#### Aim
In how many lines does the string "this" appear? Answer with the number only.
+-------+
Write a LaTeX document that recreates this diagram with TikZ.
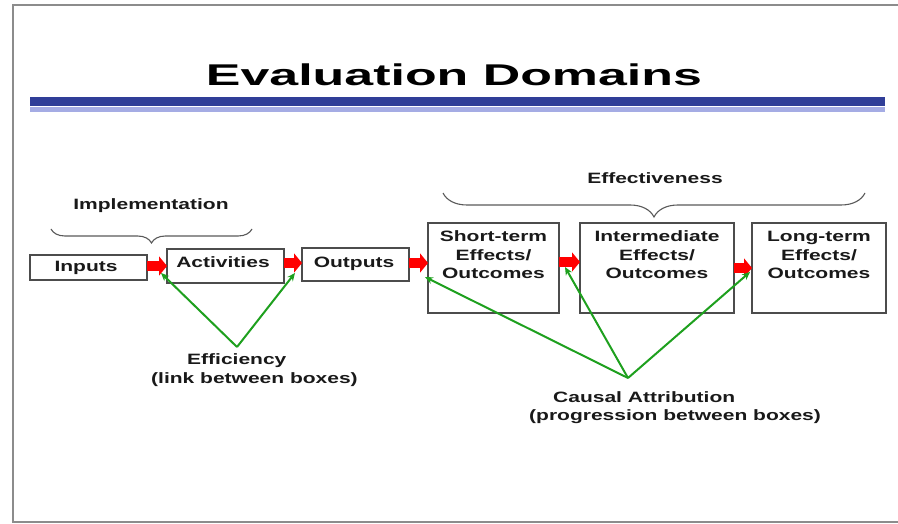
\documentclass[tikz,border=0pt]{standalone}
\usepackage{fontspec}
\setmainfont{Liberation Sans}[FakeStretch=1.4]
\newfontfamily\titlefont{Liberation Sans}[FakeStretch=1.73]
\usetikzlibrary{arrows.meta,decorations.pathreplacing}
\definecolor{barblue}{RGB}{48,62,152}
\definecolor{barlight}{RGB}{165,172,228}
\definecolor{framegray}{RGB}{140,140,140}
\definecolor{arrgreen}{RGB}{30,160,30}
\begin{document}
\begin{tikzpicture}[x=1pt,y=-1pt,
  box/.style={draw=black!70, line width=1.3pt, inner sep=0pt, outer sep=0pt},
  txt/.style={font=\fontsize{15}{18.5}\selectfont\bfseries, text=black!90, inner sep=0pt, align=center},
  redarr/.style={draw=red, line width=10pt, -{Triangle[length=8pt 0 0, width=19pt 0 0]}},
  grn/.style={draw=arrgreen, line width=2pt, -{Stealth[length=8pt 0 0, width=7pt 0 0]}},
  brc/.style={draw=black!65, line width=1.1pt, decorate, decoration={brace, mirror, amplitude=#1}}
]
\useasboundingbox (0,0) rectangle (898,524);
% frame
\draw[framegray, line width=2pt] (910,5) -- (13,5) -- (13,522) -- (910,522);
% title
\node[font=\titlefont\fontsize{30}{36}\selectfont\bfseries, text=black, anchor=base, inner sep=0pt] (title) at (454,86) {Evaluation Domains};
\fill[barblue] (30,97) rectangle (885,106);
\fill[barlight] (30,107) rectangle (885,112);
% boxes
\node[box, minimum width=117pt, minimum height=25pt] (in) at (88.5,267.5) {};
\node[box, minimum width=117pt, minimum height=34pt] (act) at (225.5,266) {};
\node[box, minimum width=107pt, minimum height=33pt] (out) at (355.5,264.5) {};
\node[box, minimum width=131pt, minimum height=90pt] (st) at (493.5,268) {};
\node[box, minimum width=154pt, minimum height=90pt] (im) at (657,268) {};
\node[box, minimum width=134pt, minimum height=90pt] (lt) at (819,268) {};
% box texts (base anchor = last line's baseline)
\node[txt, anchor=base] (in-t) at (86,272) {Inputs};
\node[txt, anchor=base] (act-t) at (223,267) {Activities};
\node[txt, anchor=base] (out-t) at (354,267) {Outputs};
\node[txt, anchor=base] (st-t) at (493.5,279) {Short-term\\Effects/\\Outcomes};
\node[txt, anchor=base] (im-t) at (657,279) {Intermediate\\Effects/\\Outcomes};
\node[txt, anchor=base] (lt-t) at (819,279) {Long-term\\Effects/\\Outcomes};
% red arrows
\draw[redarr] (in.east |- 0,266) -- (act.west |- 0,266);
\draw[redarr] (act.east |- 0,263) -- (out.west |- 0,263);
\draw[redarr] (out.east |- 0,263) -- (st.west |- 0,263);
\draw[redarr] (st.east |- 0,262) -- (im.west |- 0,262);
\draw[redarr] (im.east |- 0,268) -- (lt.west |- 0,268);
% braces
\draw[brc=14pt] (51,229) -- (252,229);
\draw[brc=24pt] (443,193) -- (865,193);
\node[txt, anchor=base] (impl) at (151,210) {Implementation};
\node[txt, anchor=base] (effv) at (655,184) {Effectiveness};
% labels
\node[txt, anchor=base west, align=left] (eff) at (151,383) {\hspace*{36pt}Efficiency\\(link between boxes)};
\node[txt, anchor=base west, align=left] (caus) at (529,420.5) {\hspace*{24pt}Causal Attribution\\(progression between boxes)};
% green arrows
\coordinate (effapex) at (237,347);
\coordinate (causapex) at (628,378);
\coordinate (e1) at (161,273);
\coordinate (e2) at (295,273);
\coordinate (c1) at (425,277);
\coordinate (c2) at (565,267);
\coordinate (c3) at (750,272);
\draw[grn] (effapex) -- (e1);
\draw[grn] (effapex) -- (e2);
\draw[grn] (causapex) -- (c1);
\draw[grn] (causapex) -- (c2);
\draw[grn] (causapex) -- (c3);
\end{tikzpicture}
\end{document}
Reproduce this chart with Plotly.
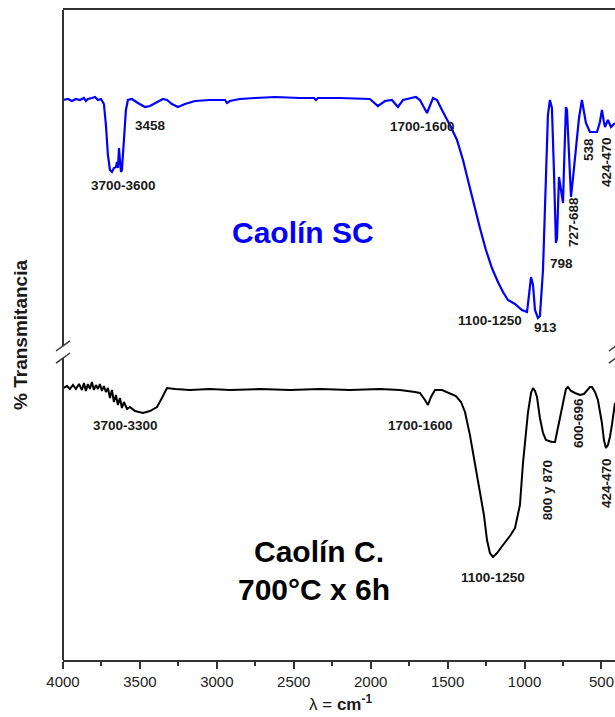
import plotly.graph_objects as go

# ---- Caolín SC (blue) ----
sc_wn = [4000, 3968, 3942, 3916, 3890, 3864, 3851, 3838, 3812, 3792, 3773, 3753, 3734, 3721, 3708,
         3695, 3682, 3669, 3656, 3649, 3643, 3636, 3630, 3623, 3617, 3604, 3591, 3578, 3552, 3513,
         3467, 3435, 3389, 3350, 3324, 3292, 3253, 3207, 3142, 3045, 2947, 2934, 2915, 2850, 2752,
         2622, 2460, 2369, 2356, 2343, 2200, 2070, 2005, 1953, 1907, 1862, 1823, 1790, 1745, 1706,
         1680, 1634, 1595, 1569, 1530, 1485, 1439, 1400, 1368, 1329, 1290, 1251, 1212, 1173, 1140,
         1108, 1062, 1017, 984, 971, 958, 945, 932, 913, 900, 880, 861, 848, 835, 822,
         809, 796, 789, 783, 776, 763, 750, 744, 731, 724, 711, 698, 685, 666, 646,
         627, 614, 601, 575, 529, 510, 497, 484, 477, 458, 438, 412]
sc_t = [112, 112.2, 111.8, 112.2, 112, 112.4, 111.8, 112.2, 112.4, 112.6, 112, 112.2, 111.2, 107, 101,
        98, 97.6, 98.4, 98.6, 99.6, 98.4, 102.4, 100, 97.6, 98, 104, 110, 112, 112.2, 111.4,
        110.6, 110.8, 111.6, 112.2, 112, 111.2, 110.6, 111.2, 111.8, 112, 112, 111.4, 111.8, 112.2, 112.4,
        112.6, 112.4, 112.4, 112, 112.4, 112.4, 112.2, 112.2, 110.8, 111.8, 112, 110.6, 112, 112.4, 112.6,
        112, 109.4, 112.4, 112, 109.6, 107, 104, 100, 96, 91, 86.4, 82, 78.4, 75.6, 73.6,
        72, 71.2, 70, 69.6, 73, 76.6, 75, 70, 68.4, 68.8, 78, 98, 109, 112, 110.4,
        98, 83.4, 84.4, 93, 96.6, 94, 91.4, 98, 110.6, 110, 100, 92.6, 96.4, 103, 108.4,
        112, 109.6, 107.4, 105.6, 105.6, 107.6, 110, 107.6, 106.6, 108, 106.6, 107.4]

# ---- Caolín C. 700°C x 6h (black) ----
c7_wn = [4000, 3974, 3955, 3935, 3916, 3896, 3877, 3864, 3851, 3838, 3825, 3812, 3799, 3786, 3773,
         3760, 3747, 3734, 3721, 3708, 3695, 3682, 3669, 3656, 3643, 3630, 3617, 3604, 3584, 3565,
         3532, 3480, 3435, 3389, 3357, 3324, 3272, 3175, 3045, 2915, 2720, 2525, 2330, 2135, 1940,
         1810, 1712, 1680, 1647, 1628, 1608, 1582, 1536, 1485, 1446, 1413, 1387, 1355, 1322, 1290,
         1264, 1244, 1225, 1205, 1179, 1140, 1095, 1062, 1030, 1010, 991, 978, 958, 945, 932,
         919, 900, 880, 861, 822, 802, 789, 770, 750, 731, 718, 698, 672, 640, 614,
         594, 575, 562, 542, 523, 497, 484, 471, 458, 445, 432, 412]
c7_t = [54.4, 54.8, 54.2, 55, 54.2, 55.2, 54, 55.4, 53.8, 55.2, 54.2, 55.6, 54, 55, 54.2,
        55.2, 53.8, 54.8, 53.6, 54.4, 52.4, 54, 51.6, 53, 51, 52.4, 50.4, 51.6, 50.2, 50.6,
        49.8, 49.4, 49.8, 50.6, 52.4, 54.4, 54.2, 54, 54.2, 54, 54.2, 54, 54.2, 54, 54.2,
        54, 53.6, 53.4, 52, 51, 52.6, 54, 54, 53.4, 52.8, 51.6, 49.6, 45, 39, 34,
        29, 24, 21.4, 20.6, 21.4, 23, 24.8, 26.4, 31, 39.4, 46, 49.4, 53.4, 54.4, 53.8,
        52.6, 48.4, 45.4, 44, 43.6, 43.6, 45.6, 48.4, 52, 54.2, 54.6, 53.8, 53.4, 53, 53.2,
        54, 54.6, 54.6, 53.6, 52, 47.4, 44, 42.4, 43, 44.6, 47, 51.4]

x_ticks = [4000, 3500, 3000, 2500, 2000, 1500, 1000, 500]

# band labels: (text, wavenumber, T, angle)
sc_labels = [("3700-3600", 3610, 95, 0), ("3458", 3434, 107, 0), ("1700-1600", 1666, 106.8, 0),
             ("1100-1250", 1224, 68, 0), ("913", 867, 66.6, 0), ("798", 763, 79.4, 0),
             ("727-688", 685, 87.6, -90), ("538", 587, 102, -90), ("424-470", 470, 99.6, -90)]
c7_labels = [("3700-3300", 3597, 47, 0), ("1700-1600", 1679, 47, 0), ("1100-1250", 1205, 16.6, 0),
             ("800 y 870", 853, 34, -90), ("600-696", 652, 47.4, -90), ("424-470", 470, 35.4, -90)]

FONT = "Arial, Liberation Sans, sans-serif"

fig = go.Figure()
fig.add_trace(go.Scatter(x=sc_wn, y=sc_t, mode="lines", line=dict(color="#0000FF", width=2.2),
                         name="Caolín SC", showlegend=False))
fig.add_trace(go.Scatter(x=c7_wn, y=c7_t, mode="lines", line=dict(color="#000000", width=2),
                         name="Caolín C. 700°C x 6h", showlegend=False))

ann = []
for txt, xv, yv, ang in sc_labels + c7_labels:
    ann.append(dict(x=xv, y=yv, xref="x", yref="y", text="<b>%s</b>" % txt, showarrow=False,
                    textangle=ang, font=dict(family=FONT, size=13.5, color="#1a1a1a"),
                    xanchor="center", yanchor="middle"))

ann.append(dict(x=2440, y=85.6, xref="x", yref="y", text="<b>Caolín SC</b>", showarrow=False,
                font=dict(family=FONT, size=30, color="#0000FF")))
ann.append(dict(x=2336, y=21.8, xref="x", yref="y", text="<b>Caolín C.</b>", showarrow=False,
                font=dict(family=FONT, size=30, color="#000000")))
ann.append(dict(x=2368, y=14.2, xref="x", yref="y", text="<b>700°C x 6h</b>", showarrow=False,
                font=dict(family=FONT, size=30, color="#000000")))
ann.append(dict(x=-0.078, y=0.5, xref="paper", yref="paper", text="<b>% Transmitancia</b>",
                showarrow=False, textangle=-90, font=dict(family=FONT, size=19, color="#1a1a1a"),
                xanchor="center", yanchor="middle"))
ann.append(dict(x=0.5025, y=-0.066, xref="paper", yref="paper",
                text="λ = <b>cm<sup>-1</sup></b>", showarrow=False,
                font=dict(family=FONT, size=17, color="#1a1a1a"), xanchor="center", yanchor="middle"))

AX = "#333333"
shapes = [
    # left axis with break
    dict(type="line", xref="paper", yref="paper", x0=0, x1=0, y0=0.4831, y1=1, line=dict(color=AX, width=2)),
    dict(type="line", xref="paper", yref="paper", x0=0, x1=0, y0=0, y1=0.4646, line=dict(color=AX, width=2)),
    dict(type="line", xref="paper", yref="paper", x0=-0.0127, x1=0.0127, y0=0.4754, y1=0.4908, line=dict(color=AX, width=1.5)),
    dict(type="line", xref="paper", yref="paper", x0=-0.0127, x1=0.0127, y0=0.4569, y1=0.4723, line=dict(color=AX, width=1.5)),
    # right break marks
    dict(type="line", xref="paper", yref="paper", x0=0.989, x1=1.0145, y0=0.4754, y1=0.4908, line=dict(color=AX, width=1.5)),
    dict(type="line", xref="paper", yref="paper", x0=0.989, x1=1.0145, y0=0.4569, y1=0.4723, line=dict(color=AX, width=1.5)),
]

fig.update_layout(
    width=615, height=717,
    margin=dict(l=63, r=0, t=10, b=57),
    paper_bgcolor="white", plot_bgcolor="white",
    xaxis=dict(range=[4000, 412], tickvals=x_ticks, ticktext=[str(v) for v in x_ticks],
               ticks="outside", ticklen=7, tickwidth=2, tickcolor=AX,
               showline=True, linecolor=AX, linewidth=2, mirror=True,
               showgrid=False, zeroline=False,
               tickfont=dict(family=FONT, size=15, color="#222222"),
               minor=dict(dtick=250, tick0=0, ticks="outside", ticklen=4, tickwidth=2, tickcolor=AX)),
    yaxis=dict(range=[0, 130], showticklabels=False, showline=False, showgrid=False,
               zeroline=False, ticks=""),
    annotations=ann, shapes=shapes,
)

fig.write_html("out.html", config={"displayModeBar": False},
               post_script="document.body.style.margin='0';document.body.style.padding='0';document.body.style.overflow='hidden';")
+-------+
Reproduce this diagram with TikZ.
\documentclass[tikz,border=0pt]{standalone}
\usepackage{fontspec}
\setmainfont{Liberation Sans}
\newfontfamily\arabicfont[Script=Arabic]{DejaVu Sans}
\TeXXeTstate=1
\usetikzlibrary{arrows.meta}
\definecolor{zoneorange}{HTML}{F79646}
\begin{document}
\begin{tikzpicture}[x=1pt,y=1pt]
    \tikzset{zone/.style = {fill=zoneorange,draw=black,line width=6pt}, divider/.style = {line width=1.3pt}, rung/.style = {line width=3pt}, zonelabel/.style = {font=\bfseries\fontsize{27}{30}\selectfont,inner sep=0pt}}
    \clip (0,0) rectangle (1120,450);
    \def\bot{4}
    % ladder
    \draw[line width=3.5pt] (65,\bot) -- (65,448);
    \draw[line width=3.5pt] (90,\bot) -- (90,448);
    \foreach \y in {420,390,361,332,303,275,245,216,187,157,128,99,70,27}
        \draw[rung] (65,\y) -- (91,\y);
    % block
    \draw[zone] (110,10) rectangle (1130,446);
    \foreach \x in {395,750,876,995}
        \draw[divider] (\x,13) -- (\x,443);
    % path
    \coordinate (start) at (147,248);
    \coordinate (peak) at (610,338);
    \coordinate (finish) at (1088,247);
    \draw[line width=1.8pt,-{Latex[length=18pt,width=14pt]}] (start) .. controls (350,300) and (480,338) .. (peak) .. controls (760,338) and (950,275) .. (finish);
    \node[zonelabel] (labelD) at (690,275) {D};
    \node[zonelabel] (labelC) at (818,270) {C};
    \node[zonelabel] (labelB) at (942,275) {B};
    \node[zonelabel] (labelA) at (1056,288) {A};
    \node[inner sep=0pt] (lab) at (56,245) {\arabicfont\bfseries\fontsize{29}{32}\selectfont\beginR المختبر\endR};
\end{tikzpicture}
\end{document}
+-------+
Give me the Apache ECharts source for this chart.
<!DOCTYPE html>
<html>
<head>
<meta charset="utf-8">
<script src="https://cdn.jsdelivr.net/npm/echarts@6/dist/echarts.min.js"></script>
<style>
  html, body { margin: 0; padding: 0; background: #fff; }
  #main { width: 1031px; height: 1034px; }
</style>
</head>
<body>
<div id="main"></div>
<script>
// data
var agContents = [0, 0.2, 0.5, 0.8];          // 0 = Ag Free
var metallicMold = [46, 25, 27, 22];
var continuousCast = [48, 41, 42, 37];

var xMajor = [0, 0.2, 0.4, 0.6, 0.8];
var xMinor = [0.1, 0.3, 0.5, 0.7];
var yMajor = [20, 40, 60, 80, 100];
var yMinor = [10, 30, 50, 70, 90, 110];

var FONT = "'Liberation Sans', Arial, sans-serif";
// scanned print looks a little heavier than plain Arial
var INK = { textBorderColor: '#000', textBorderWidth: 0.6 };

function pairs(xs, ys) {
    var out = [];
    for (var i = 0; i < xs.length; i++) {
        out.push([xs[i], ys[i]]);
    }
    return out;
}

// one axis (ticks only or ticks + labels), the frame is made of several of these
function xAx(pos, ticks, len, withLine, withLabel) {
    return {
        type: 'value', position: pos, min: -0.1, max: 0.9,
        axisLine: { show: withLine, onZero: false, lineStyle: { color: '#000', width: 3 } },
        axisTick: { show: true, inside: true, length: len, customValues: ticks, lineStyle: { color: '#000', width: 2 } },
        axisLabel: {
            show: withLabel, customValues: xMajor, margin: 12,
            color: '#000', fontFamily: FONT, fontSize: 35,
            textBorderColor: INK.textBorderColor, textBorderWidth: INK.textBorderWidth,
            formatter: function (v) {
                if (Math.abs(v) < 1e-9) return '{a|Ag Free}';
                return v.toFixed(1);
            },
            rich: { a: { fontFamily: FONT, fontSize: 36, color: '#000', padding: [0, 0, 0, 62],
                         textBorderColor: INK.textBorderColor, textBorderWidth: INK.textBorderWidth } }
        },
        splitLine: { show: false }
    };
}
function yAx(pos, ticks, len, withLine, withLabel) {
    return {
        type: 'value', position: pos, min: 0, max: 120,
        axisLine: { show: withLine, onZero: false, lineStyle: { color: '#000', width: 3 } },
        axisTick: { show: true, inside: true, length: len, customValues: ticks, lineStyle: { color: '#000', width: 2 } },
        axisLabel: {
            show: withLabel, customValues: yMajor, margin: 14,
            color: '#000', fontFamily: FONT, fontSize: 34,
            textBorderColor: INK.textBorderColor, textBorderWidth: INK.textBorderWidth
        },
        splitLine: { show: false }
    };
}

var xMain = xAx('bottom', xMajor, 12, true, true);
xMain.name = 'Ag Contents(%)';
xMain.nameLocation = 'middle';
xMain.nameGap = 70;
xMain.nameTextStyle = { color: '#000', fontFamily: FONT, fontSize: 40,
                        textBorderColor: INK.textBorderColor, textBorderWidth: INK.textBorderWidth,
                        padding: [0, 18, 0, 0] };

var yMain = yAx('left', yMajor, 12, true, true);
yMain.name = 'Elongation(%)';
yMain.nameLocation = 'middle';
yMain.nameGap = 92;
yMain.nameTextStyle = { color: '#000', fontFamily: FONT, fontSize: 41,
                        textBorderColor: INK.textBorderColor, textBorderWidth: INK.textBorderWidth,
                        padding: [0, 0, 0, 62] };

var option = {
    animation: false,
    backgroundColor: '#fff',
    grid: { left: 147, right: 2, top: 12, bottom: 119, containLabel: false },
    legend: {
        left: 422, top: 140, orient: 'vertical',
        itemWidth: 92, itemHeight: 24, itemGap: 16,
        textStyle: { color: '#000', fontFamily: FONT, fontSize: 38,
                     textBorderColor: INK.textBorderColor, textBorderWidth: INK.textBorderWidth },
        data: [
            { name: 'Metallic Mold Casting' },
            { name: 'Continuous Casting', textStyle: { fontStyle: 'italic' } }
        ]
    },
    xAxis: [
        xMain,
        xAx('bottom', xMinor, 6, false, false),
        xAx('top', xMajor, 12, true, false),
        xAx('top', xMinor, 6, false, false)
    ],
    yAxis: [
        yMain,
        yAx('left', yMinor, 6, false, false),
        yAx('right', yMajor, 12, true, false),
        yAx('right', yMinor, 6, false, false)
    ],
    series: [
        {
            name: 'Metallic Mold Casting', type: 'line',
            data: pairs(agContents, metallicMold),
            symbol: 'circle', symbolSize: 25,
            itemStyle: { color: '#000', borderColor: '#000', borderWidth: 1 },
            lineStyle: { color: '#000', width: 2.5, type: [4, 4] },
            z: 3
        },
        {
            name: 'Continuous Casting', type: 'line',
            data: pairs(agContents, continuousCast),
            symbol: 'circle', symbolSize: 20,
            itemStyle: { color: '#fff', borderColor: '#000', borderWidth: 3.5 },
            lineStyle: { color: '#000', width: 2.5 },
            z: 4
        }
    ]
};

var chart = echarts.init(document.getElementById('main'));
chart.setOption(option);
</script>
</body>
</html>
+-------+
#### Task answer
4